▸ **Challenge**: Give the data again exactly as written, skipping any pictures.

* begin Dataset extract *

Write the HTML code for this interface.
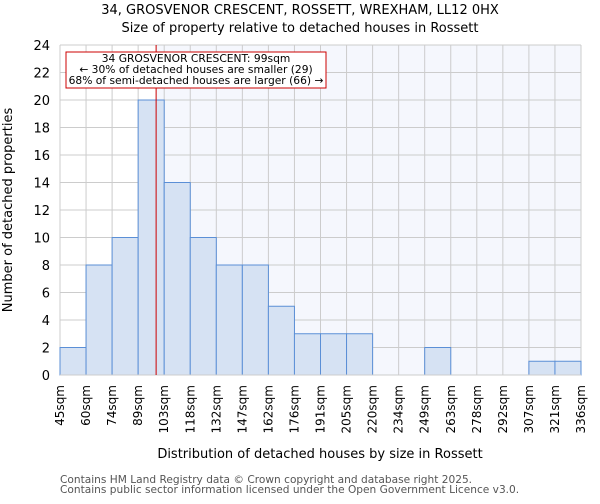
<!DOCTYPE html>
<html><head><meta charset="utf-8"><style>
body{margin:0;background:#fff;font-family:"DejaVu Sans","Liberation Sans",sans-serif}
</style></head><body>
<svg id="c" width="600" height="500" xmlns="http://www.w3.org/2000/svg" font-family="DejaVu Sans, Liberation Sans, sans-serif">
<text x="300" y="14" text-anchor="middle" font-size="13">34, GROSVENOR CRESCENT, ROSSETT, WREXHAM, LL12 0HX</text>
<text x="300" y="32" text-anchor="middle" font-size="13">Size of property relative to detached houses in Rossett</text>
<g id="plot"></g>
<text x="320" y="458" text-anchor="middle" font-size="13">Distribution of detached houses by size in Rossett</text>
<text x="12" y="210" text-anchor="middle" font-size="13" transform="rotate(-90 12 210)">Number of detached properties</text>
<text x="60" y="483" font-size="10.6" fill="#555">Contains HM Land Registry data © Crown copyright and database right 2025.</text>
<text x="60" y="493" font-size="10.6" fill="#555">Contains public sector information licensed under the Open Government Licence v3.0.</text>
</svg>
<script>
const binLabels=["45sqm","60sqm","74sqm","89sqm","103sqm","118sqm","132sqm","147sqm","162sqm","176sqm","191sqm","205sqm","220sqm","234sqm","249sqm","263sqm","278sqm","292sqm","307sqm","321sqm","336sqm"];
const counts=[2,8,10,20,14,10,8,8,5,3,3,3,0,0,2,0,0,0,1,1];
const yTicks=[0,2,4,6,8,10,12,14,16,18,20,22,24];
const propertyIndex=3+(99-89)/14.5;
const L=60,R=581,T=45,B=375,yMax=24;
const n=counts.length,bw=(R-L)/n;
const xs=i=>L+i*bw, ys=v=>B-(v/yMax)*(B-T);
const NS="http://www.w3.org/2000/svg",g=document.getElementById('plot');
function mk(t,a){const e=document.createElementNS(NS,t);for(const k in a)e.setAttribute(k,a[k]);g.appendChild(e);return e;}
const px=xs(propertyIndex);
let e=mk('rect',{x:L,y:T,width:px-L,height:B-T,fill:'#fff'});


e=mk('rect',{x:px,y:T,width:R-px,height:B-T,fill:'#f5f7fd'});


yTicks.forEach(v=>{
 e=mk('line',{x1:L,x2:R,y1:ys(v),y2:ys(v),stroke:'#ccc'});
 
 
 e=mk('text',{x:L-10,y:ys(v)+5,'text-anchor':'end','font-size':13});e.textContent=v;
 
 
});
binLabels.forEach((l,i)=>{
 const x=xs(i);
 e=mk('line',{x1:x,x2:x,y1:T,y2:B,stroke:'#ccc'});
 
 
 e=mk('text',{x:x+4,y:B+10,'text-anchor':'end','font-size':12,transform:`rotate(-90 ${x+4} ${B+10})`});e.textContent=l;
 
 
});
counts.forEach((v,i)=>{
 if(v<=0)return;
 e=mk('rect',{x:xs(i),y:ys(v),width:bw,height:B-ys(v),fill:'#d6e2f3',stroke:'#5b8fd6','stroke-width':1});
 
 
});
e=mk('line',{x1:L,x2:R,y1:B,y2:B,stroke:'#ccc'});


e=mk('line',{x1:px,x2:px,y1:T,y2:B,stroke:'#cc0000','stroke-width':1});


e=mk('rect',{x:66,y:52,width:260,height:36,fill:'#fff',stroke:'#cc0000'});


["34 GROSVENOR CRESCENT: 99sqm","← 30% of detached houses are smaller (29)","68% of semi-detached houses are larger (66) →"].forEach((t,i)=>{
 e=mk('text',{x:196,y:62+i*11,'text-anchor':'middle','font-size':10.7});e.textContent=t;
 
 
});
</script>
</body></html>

* end Dataset extract *

▸ **Written response**:
Write the HTML code for this interface.
<!DOCTYPE html>
<html><head><meta charset="utf-8"><style>
body{margin:0;background:#fff;font-family:"DejaVu Sans","Liberation Sans",sans-serif}
</style></head><body>
<svg id="c" width="600" height="500" xmlns="http://www.w3.org/2000/svg" font-family="DejaVu Sans, Liberation Sans, sans-serif">
<text x="300" y="14" text-anchor="middle" font-size="13">34, GROSVENOR CRESCENT, ROSSETT, WREXHAM, LL12 0HX</text>
<text x="300" y="32" text-anchor="middle" font-size="13">Size of property relative to detached houses in Rossett</text>
<g id="plot"></g>
<text x="320" y="458" text-anchor="middle" font-size="13">Distribution of detached houses by size in Rossett</text>
<text x="12" y="210" text-anchor="middle" font-size="13" transform="rotate(-90 12 210)">Number of detached properties</text>
<text x="60" y="483" font-size="10.6" fill="#555">Contains HM Land Registry data © Crown copyright and database right 2025.</text>
<text x="60" y="493" font-size="10.6" fill="#555">Contains public sector information licensed under the Open Government Licence v3.0.</text>
</svg>
<script>
const binLabels=["45sqm","60sqm","74sqm","89sqm","103sqm","118sqm","132sqm","147sqm","162sqm","176sqm","191sqm","205sqm","220sqm","234sqm","249sqm","263sqm","278sqm","292sqm","307sqm","321sqm","336sqm"];
const counts=[2,8,10,20,14,10,8,8,5,3,3,3,0,0,2,0,0,0,1,1];
const yTicks=[0,2,4,6,8,10,12,14,16,18,20,22,24];
const propertyIndex=3+(99-89)/14.5;
const L=60,R=581,T=45,B=375,yMax=24;
const n=counts.length,bw=(R-L)/n;
const xs=i=>L+i*bw, ys=v=>B-(v/yMax)*(B-T);
const NS="http://www.w3.org/2000/svg",g=document.getElementById('plot');
function mk(t,a){const e=document.createElementNS(NS,t);for(const k in a)e.setAttribute(k,a[k]);g.appendChild(e);return e;}
const px=xs(propertyIndex);
let e=mk('rect',{x:L,y:T,width:px-L,height:B-T,fill:'#fff'});


e=mk('rect',{x:px,y:T,width:R-px,height:B-T,fill:'#f5f7fd'});


yTicks.forEach(v=>{
 e=mk('line',{x1:L,x2:R,y1:ys(v),y2:ys(v),stroke:'#ccc'});
 
 
 e=mk('text',{x:L-10,y:ys(v)+5,'text-anchor':'end','font-size':13});e.textContent=v;
 
 
});
binLabels.forEach((l,i)=>{
 const x=xs(i);
 e=mk('line',{x1:x,x2:x,y1:T,y2:B,stroke:'#ccc'});
 
 
 e=mk('text',{x:x+4,y:B+10,'text-anchor':'end','font-size':12,transform:`rotate(-90 ${x+4} ${B+10})`});e.textContent=l;
 
 
});
counts.forEach((v,i)=>{
 if(v<=0)return;
 e=mk('rect',{x:xs(i),y:ys(v),width:bw,height:B-ys(v),fill:'#d6e2f3',stroke:'#5b8fd6','stroke-width':1});
 
 
});
e=mk('line',{x1:L,x2:R,y1:B,y2:B,stroke:'#ccc'});


e=mk('line',{x1:px,x2:px,y1:T,y2:B,stroke:'#cc0000','stroke-width':1});


e=mk('rect',{x:66,y:52,width:260,height:36,fill:'#fff',stroke:'#cc0000'});


["34 GROSVENOR CRESCENT: 99sqm","← 30% of detached houses are smaller (29)","68% of semi-detached houses are larger (66) →"].forEach((t,i)=>{
 e=mk('text',{x:196,y:62+i*11,'text-anchor':'middle','font-size':10.7});e.textContent=t;
 
 
});
</script>
</body></html>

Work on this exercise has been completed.